Financial Trading Blog

Financial Preview – 2014 Japan General Election




The immediate reaction to the Bank of Japan’s QE decision was to see the Nikkei soar as the yen collapsed; this situation was exacerbated by a strong dollar stemming from the US Federal Reserve’s own decision to end quantitative easing. Despite the overall strength of the Nikkei, the yen’s decline was much more indicative of the state of Japan’s economy.

Weeks after this Bank of Japan announcement, the extent of Japan’s economic problems were revealed, as the country slid into recession. This led to Prime Minister Shinzo Abe’s decision to call a snap election, an election that will be decided on Sunday 14th December. Alongside the election Abe postponed a long time-tabled sales-tax increase until April 2017. There was more bad news at the start of December, as Japan’s economy shrunk by another 0.5% prompted by a slowdown in business investment, and a previous sales tax increase that suffocated consumer spending.

Yet despite the continual disappointing data coming from Japan, with much of the blame based on the Prime Minister’s ‘Abenomics’, Shinzo Abe is still predicted to win the election. The Liberal Democratic Party, which Abe leads, is forecast to romp to a landslide victory as the Japanese electorate are still haunted by the failures of the Democratic Party, who were in power until 2012. This is not to say Abe is popular; both Abe himself, and his party’s economic policies, are not. However, with no viable alternative Japan is being forced to turn back to Abe following his savvy snap election call.

Due to the almost-certain victory for Abe and the LDPs, the election is being seen as a referendum on ‘Abenomics’. Prime Minister Abe’s punnily named economic policy is formed of ‘three arrows’; fiscal stimulus, monetary easing and structural reforms. These policies resulted in a reduction of Japanese unemployment, as well as aiding the Nikkei in reaching its currents highs. However, Abe’s three arrows dramatically harmed the yen, and following the BoJ QE decision, the US dollar has reached 7 year highs of 121 against the Japanese currency.

The early success of ‘Abenomics’ has given way to a shrinking GDP, a 23 month trade deficit run, as well as the aforementioned weak yen. These all contributed to Japan’s slide into recession, with serious questions being asked of Abe’s economic policies.
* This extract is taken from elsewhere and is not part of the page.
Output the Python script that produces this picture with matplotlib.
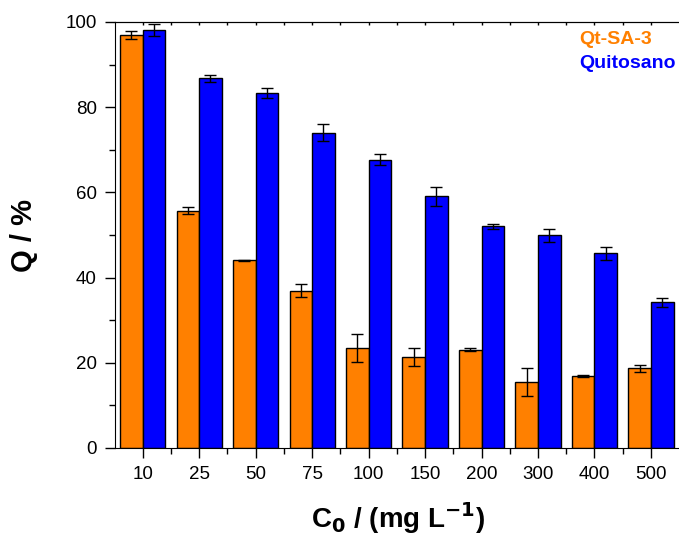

The stock market boom for the Nikkei has failed to be felt in real terms for the Japanese public, as wages growth has stagnated despite rising prices.

Alongside the dismal state of the Eurozone, Japan’s economic situation led the IMF to downgrade 2014’s global growth forecasts to 3.3% from 3.4%. However, Japan’s economic weakness has led to big gains for the US. As mentioned, post-QE the dollar rocketed against the yen, helping the Dow Jones reach all-time record highs at 2014 comes to a close. A continuation of ‘Abenomics’ will be music to the USA’s ears, as it would allow the dollar to continue to function unimpeded by the yen, which would require significant economic changes to become resurgent. And if Abe and the LDPs can win the two-thirds of seats they need to oust their coalition partners, Japan could see the economy double-down on Abe’s economic decisions. This would lead to the speeding up of structural reforms in the labour market, tax structure and immigration that many how found to be lacking pace in 2014.

In the immediate run up, and aftermath, of the election, the yen looks set to continue to weaken, as an Abe-win would most likely mean more bad news for the currency. The Nikkei, which has been a big benefactor of Abe’s economic policies, will most likely see his re-election as a positive, and hopefully a short-term end to Japan’s instability. This could lead to the reclamation of last week’s gains, which have slowly been lost as the election grows closer.